Singapore shares open lower on Monday; STI down 0.2%
SINGAPORE equities began Monday (Sep 9) trading in negative territory, as global stocks ended lower last week.
As at 9.01 am, the Straits Times Index (STI) dipped 5.92 points or 0.2 per cent to 3,448.55. Across the broader market, losers outnumbered gainers 62 to 30, after 32.4 million securities worth S$21.1 million changed hands.
Foundation and geotechnical engineering specialist CSC was the most actively traded counter by volume. The counter climbed S$0.002 or 28.6 per cent to S$0.009 after 9.6 million shares changed hands.
Other actively traded names included Singapore-based investment holding company Advanced Systems Automation, which rose S$0.006 or 30 per cent to S$0.026. Singapore-based entertainment group MM2 Asia gained S$0.002 or 12.5 per cent to S$0.018.
Banking stocks were trading mixed at the open. DBS climbed S$0.02 or 0.1 per cent to S$36.55; OCBC shed S$0.10 or 0.7 per cent to S$14.53, and UOB was down S$0.03 or 0.1 per cent at S$31.43.
Wall Street stocks ended Friday lower as lacklustre US jobs growth signalled a slowing economy.

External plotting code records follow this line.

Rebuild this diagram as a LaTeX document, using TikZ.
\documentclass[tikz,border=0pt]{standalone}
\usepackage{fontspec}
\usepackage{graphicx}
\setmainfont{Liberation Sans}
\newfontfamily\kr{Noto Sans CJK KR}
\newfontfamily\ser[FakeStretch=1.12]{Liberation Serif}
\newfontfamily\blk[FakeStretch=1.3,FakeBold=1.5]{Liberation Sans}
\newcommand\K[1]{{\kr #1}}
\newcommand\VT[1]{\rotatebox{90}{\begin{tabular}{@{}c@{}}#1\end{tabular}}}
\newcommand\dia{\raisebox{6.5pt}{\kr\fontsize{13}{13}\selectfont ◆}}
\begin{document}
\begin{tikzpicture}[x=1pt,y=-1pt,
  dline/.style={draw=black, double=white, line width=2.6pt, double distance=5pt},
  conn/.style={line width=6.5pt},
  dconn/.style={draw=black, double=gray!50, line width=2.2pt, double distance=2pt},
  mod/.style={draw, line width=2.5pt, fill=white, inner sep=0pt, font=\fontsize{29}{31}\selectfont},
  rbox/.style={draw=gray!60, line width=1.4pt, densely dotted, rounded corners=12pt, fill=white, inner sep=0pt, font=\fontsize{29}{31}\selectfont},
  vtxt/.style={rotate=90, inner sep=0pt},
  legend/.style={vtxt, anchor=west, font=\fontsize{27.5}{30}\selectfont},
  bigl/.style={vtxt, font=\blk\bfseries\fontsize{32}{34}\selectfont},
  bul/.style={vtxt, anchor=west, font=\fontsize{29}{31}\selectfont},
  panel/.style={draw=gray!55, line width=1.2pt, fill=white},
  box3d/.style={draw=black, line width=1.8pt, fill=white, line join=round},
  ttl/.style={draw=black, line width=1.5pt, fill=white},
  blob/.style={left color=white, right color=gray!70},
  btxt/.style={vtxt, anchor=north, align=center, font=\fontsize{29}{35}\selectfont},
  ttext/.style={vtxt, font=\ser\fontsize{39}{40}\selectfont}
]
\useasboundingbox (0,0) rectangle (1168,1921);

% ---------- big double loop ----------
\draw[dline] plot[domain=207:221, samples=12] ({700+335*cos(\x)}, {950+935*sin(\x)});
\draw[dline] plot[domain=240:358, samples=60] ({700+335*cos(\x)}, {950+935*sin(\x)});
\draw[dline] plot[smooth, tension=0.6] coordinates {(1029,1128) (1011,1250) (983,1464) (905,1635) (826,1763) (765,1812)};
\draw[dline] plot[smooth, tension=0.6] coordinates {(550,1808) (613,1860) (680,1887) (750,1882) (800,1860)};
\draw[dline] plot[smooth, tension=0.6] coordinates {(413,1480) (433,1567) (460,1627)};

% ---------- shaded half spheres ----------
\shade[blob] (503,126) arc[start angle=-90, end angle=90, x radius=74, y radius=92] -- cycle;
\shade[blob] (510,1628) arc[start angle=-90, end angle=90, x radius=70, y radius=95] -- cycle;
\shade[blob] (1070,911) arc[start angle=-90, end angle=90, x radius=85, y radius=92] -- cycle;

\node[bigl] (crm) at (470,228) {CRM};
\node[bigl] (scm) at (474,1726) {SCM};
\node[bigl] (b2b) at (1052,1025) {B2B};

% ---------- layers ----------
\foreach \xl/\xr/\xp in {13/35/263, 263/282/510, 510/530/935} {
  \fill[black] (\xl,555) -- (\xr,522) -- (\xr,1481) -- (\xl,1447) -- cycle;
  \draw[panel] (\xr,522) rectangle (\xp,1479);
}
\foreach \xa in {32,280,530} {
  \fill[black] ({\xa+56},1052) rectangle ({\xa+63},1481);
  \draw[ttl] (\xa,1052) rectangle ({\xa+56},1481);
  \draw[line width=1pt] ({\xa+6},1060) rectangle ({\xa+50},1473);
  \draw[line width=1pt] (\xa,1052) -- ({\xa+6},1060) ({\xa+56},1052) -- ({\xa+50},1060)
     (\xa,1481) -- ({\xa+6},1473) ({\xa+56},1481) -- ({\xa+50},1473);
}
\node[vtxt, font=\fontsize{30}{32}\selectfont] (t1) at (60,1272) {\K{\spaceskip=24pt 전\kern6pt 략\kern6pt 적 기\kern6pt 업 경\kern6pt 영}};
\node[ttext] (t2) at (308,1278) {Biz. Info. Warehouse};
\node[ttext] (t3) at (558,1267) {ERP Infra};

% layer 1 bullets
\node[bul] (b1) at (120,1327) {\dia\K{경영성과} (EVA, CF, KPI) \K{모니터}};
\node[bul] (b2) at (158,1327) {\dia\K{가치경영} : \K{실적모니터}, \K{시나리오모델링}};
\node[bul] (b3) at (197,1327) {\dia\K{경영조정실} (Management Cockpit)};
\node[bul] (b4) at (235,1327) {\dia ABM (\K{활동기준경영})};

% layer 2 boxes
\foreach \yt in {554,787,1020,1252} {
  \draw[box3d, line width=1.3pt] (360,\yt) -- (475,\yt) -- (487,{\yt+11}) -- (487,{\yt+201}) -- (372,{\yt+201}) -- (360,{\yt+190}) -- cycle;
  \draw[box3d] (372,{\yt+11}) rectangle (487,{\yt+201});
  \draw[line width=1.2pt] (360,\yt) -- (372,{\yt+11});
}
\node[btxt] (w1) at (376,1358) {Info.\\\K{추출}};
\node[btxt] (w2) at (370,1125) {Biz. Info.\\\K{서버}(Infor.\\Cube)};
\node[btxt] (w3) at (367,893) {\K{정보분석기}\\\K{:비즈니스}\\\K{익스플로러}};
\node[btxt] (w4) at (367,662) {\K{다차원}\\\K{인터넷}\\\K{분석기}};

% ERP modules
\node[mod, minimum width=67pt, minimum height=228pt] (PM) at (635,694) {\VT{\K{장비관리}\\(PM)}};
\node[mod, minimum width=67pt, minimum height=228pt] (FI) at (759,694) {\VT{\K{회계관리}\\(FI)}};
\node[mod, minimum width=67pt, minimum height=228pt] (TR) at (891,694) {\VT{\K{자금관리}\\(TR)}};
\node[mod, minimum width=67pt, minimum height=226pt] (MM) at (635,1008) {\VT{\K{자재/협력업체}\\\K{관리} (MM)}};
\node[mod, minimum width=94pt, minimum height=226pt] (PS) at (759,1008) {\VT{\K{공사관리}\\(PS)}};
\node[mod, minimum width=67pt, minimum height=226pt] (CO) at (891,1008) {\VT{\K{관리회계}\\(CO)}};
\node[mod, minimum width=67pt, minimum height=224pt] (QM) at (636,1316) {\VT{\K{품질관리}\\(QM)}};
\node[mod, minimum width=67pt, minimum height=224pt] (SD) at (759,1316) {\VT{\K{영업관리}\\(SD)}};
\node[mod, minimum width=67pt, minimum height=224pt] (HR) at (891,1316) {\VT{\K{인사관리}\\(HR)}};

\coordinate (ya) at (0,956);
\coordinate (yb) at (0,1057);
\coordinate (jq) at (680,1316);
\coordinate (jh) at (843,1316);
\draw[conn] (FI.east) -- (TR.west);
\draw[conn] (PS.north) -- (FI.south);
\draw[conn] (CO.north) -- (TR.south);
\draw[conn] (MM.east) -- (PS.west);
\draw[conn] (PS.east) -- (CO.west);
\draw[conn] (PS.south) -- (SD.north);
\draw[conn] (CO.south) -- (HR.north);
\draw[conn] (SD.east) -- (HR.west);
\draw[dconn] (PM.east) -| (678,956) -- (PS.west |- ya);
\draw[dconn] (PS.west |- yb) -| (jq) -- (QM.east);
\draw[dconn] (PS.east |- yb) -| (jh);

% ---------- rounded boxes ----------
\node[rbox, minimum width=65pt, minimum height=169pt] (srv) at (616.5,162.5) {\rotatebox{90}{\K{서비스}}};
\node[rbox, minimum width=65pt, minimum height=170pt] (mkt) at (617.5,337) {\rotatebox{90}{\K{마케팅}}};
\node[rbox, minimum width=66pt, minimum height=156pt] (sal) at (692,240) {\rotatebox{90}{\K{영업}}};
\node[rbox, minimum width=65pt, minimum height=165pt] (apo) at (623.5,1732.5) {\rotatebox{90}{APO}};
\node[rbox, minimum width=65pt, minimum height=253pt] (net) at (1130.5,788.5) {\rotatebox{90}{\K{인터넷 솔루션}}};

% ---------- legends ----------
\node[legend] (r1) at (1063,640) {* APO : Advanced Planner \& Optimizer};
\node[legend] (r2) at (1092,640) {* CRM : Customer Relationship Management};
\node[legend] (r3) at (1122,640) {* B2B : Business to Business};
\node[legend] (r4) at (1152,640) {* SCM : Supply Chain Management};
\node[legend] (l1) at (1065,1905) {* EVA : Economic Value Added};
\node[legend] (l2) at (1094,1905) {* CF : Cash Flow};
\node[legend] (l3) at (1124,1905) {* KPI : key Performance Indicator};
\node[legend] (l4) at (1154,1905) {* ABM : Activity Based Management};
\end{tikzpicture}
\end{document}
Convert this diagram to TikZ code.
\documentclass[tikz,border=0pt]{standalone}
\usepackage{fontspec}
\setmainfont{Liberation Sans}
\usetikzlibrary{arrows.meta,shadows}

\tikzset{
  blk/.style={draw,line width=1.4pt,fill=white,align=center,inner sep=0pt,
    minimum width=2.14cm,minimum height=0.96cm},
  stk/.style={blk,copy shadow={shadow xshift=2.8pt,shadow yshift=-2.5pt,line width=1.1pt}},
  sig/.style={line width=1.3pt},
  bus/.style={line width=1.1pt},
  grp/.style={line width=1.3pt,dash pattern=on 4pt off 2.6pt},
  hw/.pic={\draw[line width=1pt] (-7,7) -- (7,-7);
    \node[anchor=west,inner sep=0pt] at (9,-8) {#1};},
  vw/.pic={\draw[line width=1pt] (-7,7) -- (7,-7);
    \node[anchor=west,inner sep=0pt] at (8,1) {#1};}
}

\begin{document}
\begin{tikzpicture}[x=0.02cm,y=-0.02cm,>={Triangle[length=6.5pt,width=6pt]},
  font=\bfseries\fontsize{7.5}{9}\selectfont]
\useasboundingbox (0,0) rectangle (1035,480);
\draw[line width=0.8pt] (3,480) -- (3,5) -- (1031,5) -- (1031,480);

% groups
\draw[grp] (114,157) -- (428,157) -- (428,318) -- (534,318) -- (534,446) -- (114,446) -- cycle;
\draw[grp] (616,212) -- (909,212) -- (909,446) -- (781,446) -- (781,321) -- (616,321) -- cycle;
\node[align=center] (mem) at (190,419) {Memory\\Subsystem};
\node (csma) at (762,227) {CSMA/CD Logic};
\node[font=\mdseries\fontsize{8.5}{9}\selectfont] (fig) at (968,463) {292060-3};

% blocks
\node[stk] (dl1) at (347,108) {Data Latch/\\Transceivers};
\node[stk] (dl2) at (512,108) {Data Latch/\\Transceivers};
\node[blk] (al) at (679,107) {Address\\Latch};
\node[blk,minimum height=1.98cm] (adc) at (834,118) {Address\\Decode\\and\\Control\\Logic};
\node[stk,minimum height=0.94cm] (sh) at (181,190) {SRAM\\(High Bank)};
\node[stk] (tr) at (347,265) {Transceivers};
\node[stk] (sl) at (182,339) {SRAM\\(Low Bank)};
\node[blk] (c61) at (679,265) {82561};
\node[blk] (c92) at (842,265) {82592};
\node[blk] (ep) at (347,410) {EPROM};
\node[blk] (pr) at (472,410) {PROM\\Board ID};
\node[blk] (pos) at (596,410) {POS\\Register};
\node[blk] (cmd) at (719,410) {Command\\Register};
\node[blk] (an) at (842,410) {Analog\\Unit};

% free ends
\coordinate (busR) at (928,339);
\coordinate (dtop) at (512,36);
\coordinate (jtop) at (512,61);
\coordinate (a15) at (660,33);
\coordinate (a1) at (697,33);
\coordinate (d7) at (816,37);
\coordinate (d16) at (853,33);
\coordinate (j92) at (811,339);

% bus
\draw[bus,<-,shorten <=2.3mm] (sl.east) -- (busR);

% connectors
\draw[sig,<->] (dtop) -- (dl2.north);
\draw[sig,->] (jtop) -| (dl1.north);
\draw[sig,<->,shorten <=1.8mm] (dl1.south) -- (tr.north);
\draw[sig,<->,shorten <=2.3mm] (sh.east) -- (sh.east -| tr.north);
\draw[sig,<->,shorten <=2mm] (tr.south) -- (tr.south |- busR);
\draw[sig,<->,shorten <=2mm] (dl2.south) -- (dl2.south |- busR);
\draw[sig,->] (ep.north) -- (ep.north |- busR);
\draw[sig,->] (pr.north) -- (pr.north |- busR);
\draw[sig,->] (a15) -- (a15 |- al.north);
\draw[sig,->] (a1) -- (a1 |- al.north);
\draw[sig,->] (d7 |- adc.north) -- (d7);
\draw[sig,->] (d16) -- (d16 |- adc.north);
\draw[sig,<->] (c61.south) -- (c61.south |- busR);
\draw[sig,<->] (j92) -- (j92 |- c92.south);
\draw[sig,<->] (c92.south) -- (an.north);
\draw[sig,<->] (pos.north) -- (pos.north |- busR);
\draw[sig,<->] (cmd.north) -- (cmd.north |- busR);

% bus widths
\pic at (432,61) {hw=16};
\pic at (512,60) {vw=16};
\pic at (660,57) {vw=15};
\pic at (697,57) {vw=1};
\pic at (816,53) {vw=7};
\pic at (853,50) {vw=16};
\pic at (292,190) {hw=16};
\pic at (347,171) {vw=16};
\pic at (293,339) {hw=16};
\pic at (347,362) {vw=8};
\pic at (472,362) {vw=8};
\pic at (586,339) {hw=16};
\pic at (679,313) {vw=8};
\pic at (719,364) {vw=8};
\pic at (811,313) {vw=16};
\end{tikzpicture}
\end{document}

The Dow Jones Industrial Average finished down 1 per cent at 40,345.41, while the broad-based S&P 500 fell 1.7 per cent to 5,408.42. The tech-rich Nasdaq Composite Index tumbled 2.6 per cent to 16,690.83.
In Europe, shares fell for a fifth straight session on Friday after a widely anticipated US jobs report offered mixed signals on the size of a potential Federal Reserve rate cut later this month. The pan-European Stoxx 600 index dipped 1 per cent to 506.56.